If it were to be used for internal connections, drives, system buses, as well as external devices and was USB 2.0 and/or 3.0 compatible, then it would blow past the current infrastructure and become mainstream. It ain't so it is dead.

Long distant, super-low-latency, super-high-speed data transfers without thousands of dollars of fiber network line equipment has a place in a lot of businesses and definitely in my home. Transferring 2TB of data over 100mbps network line takes days. Half a day on gigabit. This might take it down to a couple hours.
 
Another vain attempt to milk more money from the consumers.

3 words:

Don't support Thunderbolt.
 
. Another attempt by Intel to force people to pay them tribute. USB 3.0 has a huge advantage, the billions of USB 2.0 devices that will work with it...NO plans to be compatible with USB 2.0
Intel wanted the interface to be compatible with USB....the USB-IF torpedoed the plan. Thunderbolt is also royalty free.

Working hard to live up to that username, or you don't get Google where you live?
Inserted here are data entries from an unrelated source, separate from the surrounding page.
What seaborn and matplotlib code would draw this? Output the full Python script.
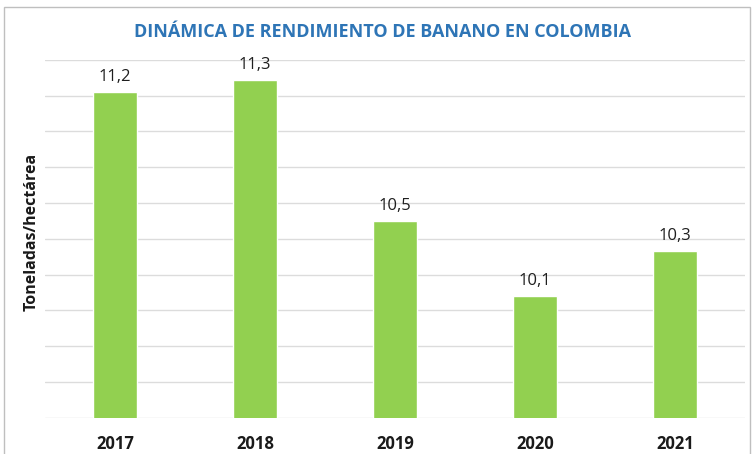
import pandas as pd
import matplotlib.pyplot as plt
import seaborn as sns
from matplotlib.patches import Rectangle

# Rendimiento de banano (t/ha)
years = ["2017", "2018", "2019", "2020", "2021"]
values = [11.22, 11.29, 10.50, 10.08, 10.33]
labels = ["11,2", "11,3", "10,5", "10,1", "10,3"]

data = pd.DataFrame({"Año": years, "Rendimiento": values})

sns.set_style("white")
plt.rcParams["font.family"] = ["Open Sans", "DejaVu Sans"]

fig = plt.figure(figsize=(7.52, 4.54), dpi=100)
ax = fig.add_axes([0.0598, 0.080, 0.931, 0.788])

sns.barplot(data=data, x="Año", y="Rendimiento", color="#92D050",
            saturation=1, width=0.31, ax=ax, zorder=3)

ax.set_ylim(9.4, 11.4)
ax.set_xlim(-0.5, 4.5)
ax.set_yticks([9.4 + 0.2 * i for i in range(11)])
ax.yaxis.grid(True, color="#DCDCDC", linewidth=1)
ax.tick_params(axis="y", left=False, labelleft=False)
ax.tick_params(axis="x", bottom=False, labelsize=12, pad=9)
for lbl in ax.get_xticklabels():
    lbl.set_fontweight("bold")
    lbl.set_color("#1A1A1A")
for s in ax.spines.values():
    s.set_visible(False)

ax.set_xlabel("")
ax.set_ylabel("Toneladas/hectárea", fontsize=11.5, fontweight="bold", color="#1A1A1A")
ax.yaxis.set_label_coords(-0.008, 0.52)

for i, (v, t) in enumerate(zip(values, labels)):
    ax.annotate(t, (i, v), xytext=(0, 5), textcoords="offset points",
                ha="center", va="bottom", fontsize=12, color="#1F1F1F")

fig.text(0.508, 0.93, "DINÁMICA DE RENDIMIENTO DE BANANO EN COLOMBIA",
         ha="center", va="center", fontsize=13, fontweight="bold", color="#2E75B6")

# marco gris del grafico
fig.patches.append(Rectangle((0.005, -0.01), 0.992, 0.995, transform=fig.transFigure,
                             fill=False, edgecolor="#BFBFBF", linewidth=1))

fig.savefig("out.png", dpi=100)
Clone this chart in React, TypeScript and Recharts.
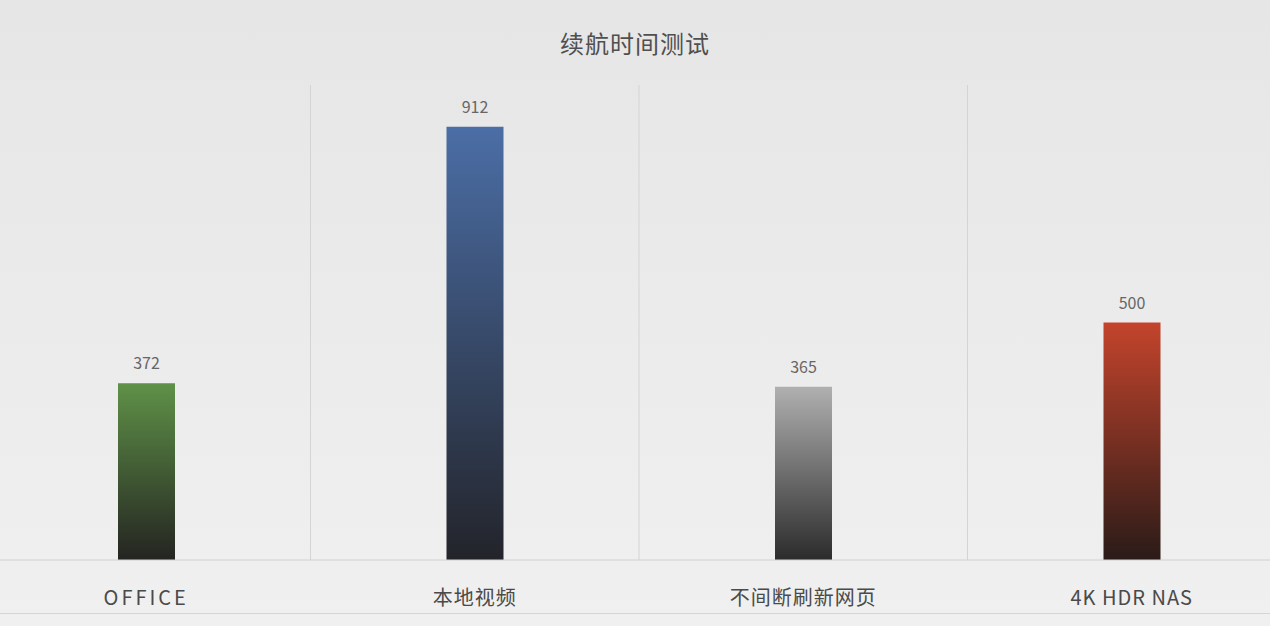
import React from "react";
import { BarChart, Bar, XAxis, YAxis, CartesianGrid, Cell, LabelList } from "recharts";

const categories = ["OFFICE", "本地视频", "不间断刷新网页", "4K HDR NAS"];
const hours = [372, 912, 365, 500];
const topColors = ["#5f9148", "#4b6ea6", "#b0b0b0", "#c4442c"];
const bottomColors = ["#242421", "#23242a", "#2b2b2b", "#2a1b18"];

const data = categories.map((name, i) => ({ name, value: hours[i] }));

const FONT = "'Noto Sans CJK SC', 'Noto Sans', sans-serif";

const Tick = ({ x, y, payload }: any) => (
  <text
    x={x}
    y={y + 37}
    textAnchor="middle"
    fill="#4a4a4a"
    fontSize={20}
    fontFamily={FONT}
    letterSpacing={/^[A-Z]+$/.test(payload.value) ? 3 : 1}
  >
    {payload.value}
  </text>
);

export default function App() {
  return (
    <div
      style={{
        position: "fixed",
        left: 0,
        top: 0,
        width: 1270,
        height: 626,
        overflow: "hidden",
        background: "linear-gradient(180deg, #e6e6e6 0%, #ececec 60%, #f0f0f0 100%)",
        fontFamily: FONT,
      }}
    >
      <div
        style={{
          position: "absolute",
          top: 25,
          left: 0,
          width: 1270,
          textAlign: "center",
          fontSize: 24,
          color: "#4f4f4f",
          fontWeight: 400,
          letterSpacing: 1,
        }}
      >
        续航时间测试
      </div>
      <div style={{ position: "absolute", left: 0, top: 613, width: 1270, borderTop: "1px solid #d6d6d6" }} />
      <div style={{ position: "absolute", left: -18, top: 0 }}>
        <BarChart
          width={1314}
          height={626}
          data={data}
          margin={{ top: 85, right: 0, bottom: 0, left: 0 }}
          barSize={57}
        >
          <defs>
            {topColors.map((c, i) => (
              <linearGradient key={i} id={`g${i}`} x1="0" y1="0" x2="0" y2="1">
                <stop offset="0%" stopColor={c} />
                <stop offset="100%" stopColor={bottomColors[i]} />
              </linearGradient>
            ))}
          </defs>
          <CartesianGrid
            horizontal={false}
            stroke="#d4d4d4"
            verticalCoordinatesGenerator={({ offset }: any) =>
              [1, 2, 3].map((k) => offset.left + (offset.width * k) / 4)
            }
          />
          <XAxis
            dataKey="name"
            height={66}
            axisLine={{ stroke: "#d0d0d0" }}
            tickLine={false}
            tick={<Tick />}
            interval={0}
          />
          <YAxis hide domain={[0, 1000]} width={0} />
          <Bar dataKey="value" isAnimationActive={false}>
            {data.map((_, i) => (
              <Cell key={i} fill={`url(#g${i})`} />
            ))}
            <LabelList
              dataKey="value"
              position="top"
              offset={14}
              fill="#666"
              fontSize={16}
              fontFamily={FONT}
            />
          </Bar>
        </BarChart>
      </div>
    </div>
  );
}
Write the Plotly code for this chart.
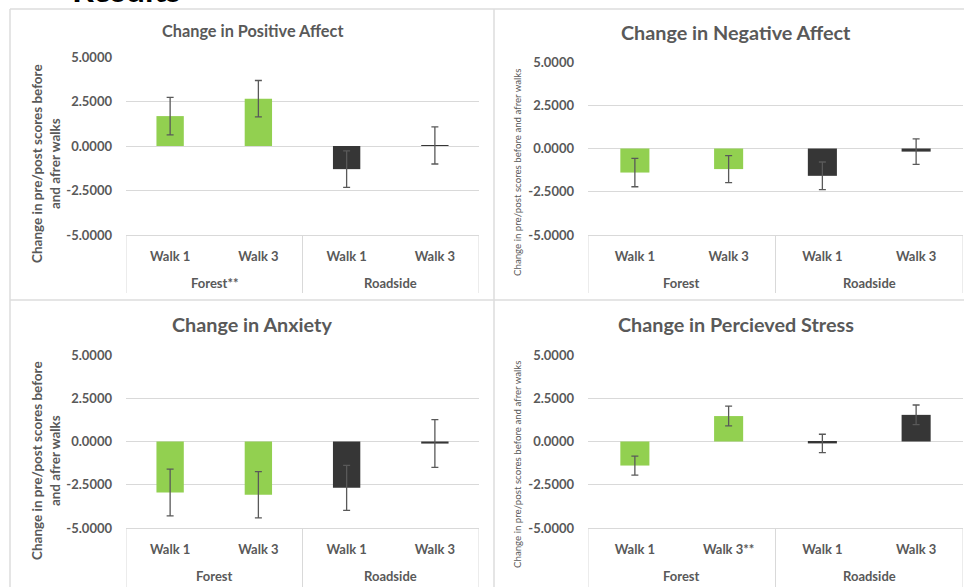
import plotly.graph_objects as go

W, H = 964, 587

# ---- data ----
groups_pa = ["Forest**", "Roadside"]
groups = ["Forest", "Roadside"]
walks = ["Walk 1", "Walk 3", "Walk 1", "Walk 3"]
walks_ps = ["Walk 1", "Walk 3**", "Walk 1", "Walk 3"]

pos_affect = [1.68, 2.66, -1.30, 0.03]
pos_affect_err = [1.05, 1.02, 1.03, 1.04]

neg_affect = [-1.39, -1.19, -1.58, -0.18]
neg_affect_err = [0.82, 0.78, 0.80, 0.74]

anxiety = [-2.95, -3.08, -2.68, -0.12]
anxiety_err = [1.35, 1.34, 1.30, 1.38]

stress = [-1.39, 1.47, -0.11, 1.54]
stress_err = [0.55, 0.57, 0.53, 0.57]

y_ticks = [-5.0, -2.5, 0.0, 2.5, 5.0]
y_tick_labels = [f"{v:.4f}" for v in y_ticks]

bar_colors = ["#92D050", "#92D050", "#363636", "#363636"]

titles = ["Change in Positive Affect", "Change in Negative Affect",
          "Change in Anxiety", "Change in Percieved Stress"]
ytitle_two = "Change in pre/post scores before<br>and afrer walks"
ytitle_one = "Change in pre/post scores before and afrer walks"

TXT = "#595959"
GRID = "#D9D9D9"
FONT = "Lato"


def px_x(v):
    return v / W


def px_y(v):
    return 1 - v / H


panels = [
    dict(v=pos_affect, e=pos_affect_err, g=groups_pa, w=walks, x=(126, 479), y=(57, 235), bot=293,
         t=titles[0], txy=(252, 30), ts=16.3, yt=ytitle_two, yxy=(46, 164), ys=13.5, yb=True),
    dict(v=neg_affect, e=neg_affect_err, g=groups, w=walks, x=(588, 963), y=(62, 235), bot=293,
         t=titles[1], txy=(736, 32), ts=19.8, yt=ytitle_one, yxy=(517, 173), ys=9.7, yb=False),
    dict(v=anxiety, e=anxiety_err, g=groups, w=walks, x=(126, 479), y=(355, 528), bot=587,
         t=titles[2], txy=(252, 324), ts=19.8, yt=ytitle_two, yxy=(46, 461), ys=13.5, yb=True),
    dict(v=stress, e=stress_err, g=groups, w=walks_ps, x=(588, 963), y=(355, 528), bot=587,
         t=titles[3], txy=(736, 324), ts=19.8, yt=ytitle_one, yxy=(517, 465), ys=9.7, yb=False),
]

fig = go.Figure()
annotations = []
shapes = []
layout = {}
for i, p in enumerate(panels, start=1):
    xa = "x" if i == 1 else f"x{i}"
    ya = "y" if i == 1 else f"y{i}"
    idx = list(range(len(p["w"])))
    n_per_group = len(p["w"]) // len(p["g"])
    fig.add_trace(go.Bar(
        x=idx, y=p["v"],
        marker=dict(color=bar_colors, line=dict(width=0)),
        width=0.31,
        error_y=dict(type="data", array=p["e"], visible=True,
                     color="#595959", thickness=1.3, width=3.5),
        xaxis=xa, yaxis=ya, showlegend=False,
    ))
    layout[f"xaxis{'' if i == 1 else i}"] = dict(
        domain=[px_x(p["x"][0]), px_x(p["x"][1])], range=[-0.5, len(idx) - 0.5],
        anchor=ya, showline=True, linecolor=GRID, linewidth=1,
        showgrid=False, zeroline=False, ticks="", automargin=False,
        tickvals=idx, ticktext=p["w"], ticklabelstandoff=9,
        tickfont=dict(family=FONT, size=13, color=TXT, weight="bold"),
        fixedrange=True,
    )
    layout[f"yaxis{'' if i == 1 else i}"] = dict(
        domain=[px_y(p["y"][1]), px_y(p["y"][0])], anchor=xa,
        range=[-5, 5], tickvals=y_ticks, ticktext=y_tick_labels,
        showgrid=True, gridcolor=GRID, gridwidth=1,
        zeroline=True, zerolinecolor=GRID, zerolinewidth=1,
        showline=False, ticks="", ticklabelstandoff=13, automargin=False,
        tickfont=dict(family=FONT, size=13, color=TXT, weight="bold"),
        fixedrange=True,
    )
    for gi, g in enumerate(p["g"]):
        center = gi * n_per_group + (n_per_group - 1) / 2
        annotations.append(dict(
            text=g, x=center, xref=xa, y=px_y(p["y"][1] + 48), yref="paper",
            showarrow=False, xanchor="center", yanchor="middle",
            font=dict(family=FONT, size=13, color=TXT, weight="bold"),
        ))
    for d in range(len(p["g"]) + 1):
        xd = d * n_per_group - 0.5
        shapes.append(dict(
            type="line", xref=xa, yref="paper", x0=xd, x1=xd,
            y0=px_y(p["y"][1]), y1=px_y(p["bot"]),
            line=dict(color=GRID, width=1),
        ))
    annotations.append(dict(
        text=p["t"], x=px_x(p["txy"][0]), y=px_y(p["txy"][1]),
        xref="paper", yref="paper", showarrow=False,
        xanchor="center", yanchor="middle",
        font=dict(family=FONT, size=p["ts"], color=TXT, weight="bold"),
    ))
    annotations.append(dict(
        text=p["yt"], x=px_x(p["yxy"][0]), y=px_y(p["yxy"][1]),
        xref="paper", yref="paper", showarrow=False, textangle=-90,
        xanchor="center", yanchor="middle",
        font=dict(family=FONT, size=p["ys"], color=TXT,
                  weight="bold" if p["yb"] else "normal"),
    ))

annotations.append(dict(
    text="Results", x=px_x(126), y=px_y(4), xref="paper", yref="paper",
    showarrow=False, xanchor="center", yanchor="bottom", yshift=-7,
    font=dict(family=FONT, size=34, color="#000000", weight="bold"),
))

frame = dict(color="#DCDCDC", width=1.5)
shapes += [
    dict(type="line", xref="paper", yref="paper", x0=px_x(10), x1=px_x(10), y0=px_y(9), y1=0, line=frame),
    dict(type="line", xref="paper", yref="paper", x0=px_x(494), x1=px_x(494), y0=px_y(9), y1=0, line=frame),
    dict(type="line", xref="paper", yref="paper", x0=px_x(10), x1=1, y0=px_y(9), y1=px_y(9), line=frame),
    dict(type="line", xref="paper", yref="paper", x0=px_x(10), x1=1, y0=px_y(300), y1=px_y(300), line=frame),
]

fig.update_layout(
    width=W, height=H, margin=dict(l=0, r=0, t=0, b=0, pad=0, autoexpand=False),
    paper_bgcolor="white", plot_bgcolor="white",
    annotations=annotations, shapes=shapes,
    **layout,
)

post = (
    "document.documentElement.style.margin='0';"
    "document.documentElement.style.overflow='hidden';"
    "document.body.style.margin='0';"
    "document.body.style.overflow='hidden';"
    "var d=document.getElementById('{plot_id}');"
    "d.style.position='fixed';d.style.top='0px';d.style.left='0px';"
)
fig.write_html("out.html", config={"displayModeBar": False}, post_script=post)
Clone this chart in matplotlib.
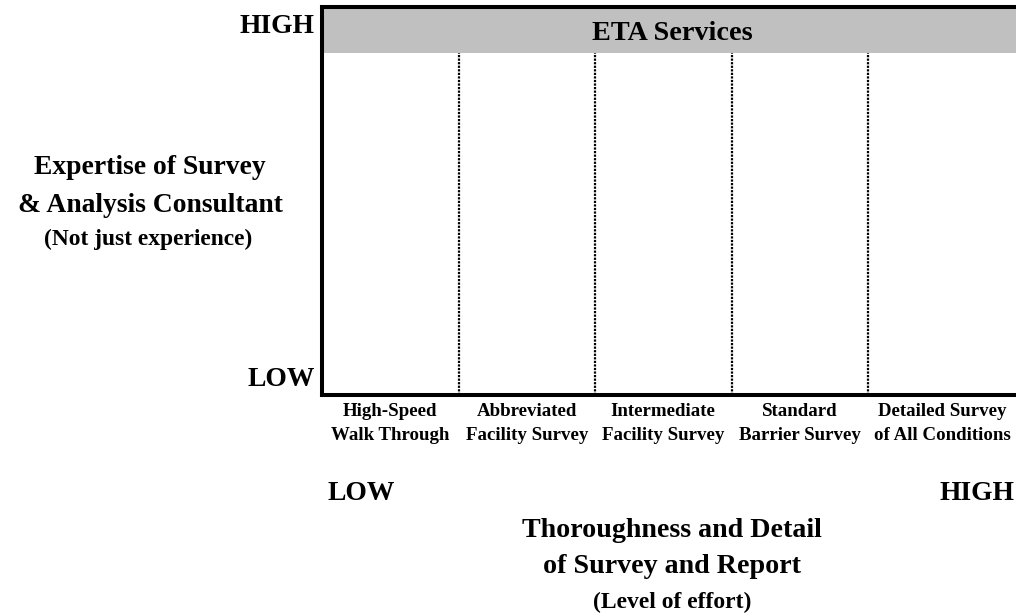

...TB has zip, zero, squat, nada
Cool story bro
 
An HD Raid would. These can be very affordable. A striped mirrored RAID or a larger array with parity can provide this higher level of throughput.
 
Thunderbolt is intended to replace Firewire 400/800 and is not going to compete
with USB3.0. If before the earlier comments were made, there was the experience to understand
PC technology better then they would know there is a great big hole in superfast video and audio
communications to PCs and Apple's. Ask anybody in the digital media business
and they will be foaming at the mouth for machines equipped with this technology.
USB is pretty well a monsterfied exercise for integration between computer and external
hardware in this field. This is the first 'true' attempt to make a computer interface
with another device requiring data to deliver virtually latency free synchronus communications.

Go down to your local music studio and ask them what they think will be delivered by thunderbolt.

Its not another con to boost sales away from 'i've already got it' loss of sales because
this technology provides something that we simply didnt have before its invention.